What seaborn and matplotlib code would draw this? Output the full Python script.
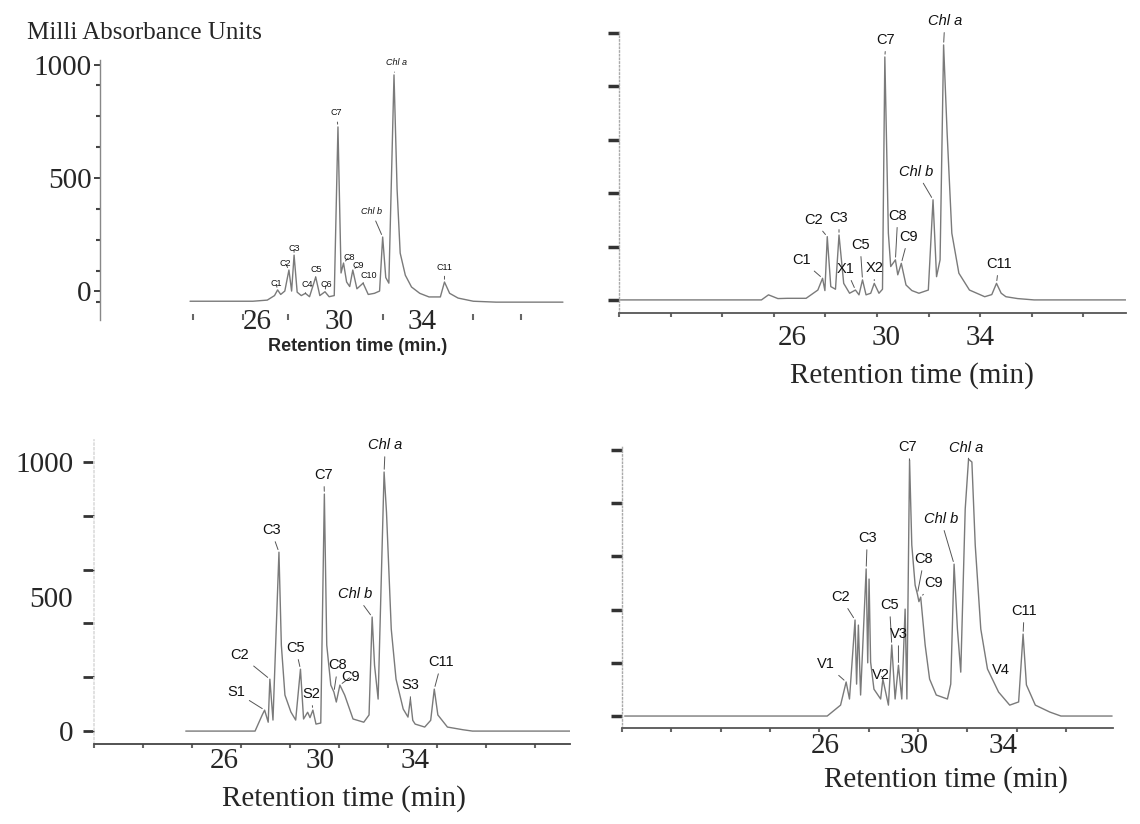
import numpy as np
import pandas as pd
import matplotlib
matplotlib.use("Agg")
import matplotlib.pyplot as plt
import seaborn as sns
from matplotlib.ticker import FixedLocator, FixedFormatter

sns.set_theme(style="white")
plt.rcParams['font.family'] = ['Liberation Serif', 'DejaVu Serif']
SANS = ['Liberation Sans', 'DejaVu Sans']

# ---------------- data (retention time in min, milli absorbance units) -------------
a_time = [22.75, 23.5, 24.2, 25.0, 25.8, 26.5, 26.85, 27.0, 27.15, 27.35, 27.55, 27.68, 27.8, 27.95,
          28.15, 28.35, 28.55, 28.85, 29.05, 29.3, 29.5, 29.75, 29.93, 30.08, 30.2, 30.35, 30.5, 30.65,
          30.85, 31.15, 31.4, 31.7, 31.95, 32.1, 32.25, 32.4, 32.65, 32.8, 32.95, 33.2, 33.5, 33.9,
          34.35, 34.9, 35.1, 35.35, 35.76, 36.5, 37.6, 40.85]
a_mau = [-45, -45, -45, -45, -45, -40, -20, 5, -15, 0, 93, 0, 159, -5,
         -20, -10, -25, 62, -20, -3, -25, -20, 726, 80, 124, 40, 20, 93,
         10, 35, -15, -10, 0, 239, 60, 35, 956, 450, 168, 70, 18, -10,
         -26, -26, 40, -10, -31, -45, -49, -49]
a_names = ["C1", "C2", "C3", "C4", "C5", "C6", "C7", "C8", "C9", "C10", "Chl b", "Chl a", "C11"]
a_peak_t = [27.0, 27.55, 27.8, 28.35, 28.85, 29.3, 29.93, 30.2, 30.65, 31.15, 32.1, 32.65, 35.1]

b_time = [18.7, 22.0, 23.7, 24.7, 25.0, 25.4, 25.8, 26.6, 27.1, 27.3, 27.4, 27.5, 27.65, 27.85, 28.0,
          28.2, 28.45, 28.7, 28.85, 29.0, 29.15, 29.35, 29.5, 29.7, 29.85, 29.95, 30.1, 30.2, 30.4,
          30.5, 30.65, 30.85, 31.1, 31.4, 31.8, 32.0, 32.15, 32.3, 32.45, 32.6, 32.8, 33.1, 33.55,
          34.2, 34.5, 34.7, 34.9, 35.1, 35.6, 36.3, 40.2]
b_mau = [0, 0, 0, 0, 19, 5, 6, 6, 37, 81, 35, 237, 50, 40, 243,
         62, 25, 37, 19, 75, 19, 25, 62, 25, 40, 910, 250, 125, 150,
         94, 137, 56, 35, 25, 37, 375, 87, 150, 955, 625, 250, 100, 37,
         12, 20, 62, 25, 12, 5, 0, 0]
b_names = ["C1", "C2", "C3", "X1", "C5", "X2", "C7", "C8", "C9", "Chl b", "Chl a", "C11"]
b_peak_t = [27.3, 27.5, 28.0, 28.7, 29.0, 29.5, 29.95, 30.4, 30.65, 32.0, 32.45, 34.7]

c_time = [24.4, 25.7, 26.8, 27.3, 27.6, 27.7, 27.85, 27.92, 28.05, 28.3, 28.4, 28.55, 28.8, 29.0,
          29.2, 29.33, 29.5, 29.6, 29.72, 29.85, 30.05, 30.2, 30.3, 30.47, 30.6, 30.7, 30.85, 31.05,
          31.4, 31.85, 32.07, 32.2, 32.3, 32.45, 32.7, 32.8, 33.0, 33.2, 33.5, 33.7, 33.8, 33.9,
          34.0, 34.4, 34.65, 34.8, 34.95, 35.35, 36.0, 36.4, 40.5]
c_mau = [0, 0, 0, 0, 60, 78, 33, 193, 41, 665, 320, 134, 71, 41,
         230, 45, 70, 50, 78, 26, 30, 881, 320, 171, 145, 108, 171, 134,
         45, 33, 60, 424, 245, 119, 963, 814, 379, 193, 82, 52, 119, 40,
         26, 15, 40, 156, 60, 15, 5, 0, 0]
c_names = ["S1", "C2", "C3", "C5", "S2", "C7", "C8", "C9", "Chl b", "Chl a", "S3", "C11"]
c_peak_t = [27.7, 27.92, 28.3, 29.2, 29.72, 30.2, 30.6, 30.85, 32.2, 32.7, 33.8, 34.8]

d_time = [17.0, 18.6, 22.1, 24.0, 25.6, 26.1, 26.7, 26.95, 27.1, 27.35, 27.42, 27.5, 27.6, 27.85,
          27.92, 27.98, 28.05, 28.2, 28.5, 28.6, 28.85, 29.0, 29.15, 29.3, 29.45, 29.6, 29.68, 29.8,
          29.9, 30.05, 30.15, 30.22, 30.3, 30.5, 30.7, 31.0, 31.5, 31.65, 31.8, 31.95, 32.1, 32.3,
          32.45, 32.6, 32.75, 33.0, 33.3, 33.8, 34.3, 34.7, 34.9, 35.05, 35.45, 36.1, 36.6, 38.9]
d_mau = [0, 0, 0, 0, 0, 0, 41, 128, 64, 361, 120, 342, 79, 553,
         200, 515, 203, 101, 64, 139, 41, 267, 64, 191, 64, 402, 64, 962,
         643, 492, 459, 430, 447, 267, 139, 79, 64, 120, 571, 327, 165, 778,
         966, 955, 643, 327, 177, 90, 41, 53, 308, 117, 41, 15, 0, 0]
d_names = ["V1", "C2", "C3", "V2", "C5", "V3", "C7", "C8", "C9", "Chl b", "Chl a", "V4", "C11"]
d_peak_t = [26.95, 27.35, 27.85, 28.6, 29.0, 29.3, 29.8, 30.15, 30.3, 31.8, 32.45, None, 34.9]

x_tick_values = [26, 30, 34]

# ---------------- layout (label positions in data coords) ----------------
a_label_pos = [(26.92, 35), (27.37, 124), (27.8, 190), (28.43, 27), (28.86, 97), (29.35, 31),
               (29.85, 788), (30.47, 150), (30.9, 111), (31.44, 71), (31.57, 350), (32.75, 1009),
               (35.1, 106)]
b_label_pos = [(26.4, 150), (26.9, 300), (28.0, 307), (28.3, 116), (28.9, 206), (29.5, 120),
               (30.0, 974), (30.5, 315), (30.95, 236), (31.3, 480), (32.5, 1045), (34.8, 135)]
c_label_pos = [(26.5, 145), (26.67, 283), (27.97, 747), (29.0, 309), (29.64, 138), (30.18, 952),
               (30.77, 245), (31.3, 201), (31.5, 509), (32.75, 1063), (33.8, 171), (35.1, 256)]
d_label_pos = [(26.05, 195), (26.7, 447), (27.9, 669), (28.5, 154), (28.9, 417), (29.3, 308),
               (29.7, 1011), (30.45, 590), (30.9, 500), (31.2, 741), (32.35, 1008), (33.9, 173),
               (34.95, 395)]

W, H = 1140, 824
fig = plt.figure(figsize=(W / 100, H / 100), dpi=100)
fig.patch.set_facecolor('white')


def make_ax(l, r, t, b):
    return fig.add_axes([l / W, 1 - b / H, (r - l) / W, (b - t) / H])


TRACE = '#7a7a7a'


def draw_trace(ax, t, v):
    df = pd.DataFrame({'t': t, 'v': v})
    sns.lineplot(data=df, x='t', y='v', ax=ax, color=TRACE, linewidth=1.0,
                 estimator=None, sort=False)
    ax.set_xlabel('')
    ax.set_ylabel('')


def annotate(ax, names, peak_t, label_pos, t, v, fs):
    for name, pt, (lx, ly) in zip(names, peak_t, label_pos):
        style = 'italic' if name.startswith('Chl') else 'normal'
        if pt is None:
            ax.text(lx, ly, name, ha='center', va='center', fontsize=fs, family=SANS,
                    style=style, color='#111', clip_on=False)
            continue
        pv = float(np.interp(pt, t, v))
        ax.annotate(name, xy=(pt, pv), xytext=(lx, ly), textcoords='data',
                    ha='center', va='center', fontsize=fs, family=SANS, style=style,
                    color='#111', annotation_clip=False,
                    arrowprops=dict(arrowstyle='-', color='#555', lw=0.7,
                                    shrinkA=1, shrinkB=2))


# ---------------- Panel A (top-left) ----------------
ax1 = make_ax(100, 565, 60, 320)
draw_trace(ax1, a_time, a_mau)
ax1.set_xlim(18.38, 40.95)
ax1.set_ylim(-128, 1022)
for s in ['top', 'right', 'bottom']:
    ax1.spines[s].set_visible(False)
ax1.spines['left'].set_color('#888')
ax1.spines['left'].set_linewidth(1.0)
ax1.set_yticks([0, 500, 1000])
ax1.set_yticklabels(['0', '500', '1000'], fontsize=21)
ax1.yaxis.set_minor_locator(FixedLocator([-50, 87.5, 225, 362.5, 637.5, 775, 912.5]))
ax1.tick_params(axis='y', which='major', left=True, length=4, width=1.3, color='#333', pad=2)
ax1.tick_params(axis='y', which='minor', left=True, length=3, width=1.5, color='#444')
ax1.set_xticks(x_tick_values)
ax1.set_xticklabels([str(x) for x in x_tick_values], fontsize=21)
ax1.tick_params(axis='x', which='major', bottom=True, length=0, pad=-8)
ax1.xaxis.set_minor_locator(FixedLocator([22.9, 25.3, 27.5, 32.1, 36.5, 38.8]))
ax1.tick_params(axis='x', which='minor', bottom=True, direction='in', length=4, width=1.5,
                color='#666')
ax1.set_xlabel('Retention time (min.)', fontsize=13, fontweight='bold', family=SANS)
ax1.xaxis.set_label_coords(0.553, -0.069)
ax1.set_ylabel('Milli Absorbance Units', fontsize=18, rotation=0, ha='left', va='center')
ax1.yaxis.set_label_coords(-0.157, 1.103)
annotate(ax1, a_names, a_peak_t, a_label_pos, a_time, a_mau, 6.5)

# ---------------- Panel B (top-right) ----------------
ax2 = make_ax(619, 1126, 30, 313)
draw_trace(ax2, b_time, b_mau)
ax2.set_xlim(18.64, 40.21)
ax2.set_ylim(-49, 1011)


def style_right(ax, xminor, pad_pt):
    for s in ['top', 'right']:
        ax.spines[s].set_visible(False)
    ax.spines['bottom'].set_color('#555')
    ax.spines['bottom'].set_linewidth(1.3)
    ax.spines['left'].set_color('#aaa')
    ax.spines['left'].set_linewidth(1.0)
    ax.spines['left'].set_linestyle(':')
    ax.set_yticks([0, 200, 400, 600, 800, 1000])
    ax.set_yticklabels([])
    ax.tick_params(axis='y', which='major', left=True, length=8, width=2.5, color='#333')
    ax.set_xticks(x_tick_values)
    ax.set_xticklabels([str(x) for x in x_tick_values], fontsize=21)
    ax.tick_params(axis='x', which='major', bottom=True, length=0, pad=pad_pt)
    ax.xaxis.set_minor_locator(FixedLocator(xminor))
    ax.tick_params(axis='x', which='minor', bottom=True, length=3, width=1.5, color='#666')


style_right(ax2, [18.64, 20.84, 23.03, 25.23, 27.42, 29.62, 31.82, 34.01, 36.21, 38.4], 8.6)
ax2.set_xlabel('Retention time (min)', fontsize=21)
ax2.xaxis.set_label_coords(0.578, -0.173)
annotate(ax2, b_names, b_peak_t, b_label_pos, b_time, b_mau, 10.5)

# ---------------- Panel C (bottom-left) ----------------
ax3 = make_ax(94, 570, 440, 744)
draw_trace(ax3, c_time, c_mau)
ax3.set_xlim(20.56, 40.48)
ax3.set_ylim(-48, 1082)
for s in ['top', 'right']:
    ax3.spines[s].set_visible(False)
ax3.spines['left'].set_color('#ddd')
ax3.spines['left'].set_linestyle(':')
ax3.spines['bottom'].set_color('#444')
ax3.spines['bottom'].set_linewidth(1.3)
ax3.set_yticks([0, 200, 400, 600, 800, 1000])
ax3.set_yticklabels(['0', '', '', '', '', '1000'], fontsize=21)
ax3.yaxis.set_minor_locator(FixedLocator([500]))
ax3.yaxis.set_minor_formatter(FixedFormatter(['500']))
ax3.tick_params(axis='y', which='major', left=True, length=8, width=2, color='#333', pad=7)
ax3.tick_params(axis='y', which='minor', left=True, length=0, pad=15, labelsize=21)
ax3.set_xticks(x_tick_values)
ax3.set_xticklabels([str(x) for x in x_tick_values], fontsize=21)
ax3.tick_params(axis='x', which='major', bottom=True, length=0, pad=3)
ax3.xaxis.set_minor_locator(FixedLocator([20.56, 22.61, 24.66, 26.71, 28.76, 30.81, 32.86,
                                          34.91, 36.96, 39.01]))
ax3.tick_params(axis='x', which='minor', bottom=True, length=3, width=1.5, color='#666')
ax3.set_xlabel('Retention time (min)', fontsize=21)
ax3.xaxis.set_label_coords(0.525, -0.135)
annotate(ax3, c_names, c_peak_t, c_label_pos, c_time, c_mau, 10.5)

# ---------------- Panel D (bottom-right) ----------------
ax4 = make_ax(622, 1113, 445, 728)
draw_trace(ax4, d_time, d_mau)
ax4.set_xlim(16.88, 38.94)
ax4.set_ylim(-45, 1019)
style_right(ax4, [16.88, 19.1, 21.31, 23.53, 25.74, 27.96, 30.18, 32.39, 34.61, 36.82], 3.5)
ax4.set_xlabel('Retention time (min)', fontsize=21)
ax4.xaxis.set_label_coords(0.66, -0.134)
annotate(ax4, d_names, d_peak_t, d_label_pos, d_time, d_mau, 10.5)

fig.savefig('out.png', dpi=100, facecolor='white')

* [WHAT YOU ARE ASKED TO DO]: Write out nothing but the lines from the start of the data through the line with "32.1, 32.65, 35.1]". Leave out the pictures.

* [OUTPUT OF THE TASK]:
What seaborn and matplotlib code would draw this? Output the full Python script.
import numpy as np
import pandas as pd
import matplotlib
matplotlib.use("Agg")
import matplotlib.pyplot as plt
import seaborn as sns
from matplotlib.ticker import FixedLocator, FixedFormatter

sns.set_theme(style="white")
plt.rcParams['font.family'] = ['Liberation Serif', 'DejaVu Serif']
SANS = ['Liberation Sans', 'DejaVu Sans']

# ---------------- data (retention time in min, milli absorbance units) -------------
a_time = [22.75, 23.5, 24.2, 25.0, 25.8, 26.5, 26.85, 27.0, 27.15, 27.35, 27.55, 27.68, 27.8, 27.95,
          28.15, 28.35, 28.55, 28.85, 29.05, 29.3, 29.5, 29.75, 29.93, 30.08, 30.2, 30.35, 30.5, 30.65,
          30.85, 31.15, 31.4, 31.7, 31.95, 32.1, 32.25, 32.4, 32.65, 32.8, 32.95, 33.2, 33.5, 33.9,
          34.35, 34.9, 35.1, 35.35, 35.76, 36.5, 37.6, 40.85]
a_mau = [-45, -45, -45, -45, -45, -40, -20, 5, -15, 0, 93, 0, 159, -5,
         -20, -10, -25, 62, -20, -3, -25, -20, 726, 80, 124, 40, 20, 93,
         10, 35, -15, -10, 0, 239, 60, 35, 956, 450, 168, 70, 18, -10,
         -26, -26, 40, -10, -31, -45, -49, -49]
a_names = ["C1", "C2", "C3", "C4", "C5", "C6", "C7", "C8", "C9", "C10", "Chl b", "Chl a", "C11"]
a_peak_t = [27.0, 27.55, 27.8, 28.35, 28.85, 29.3, 29.93, 30.2, 30.65, 31.15, 32.1, 32.65, 35.1]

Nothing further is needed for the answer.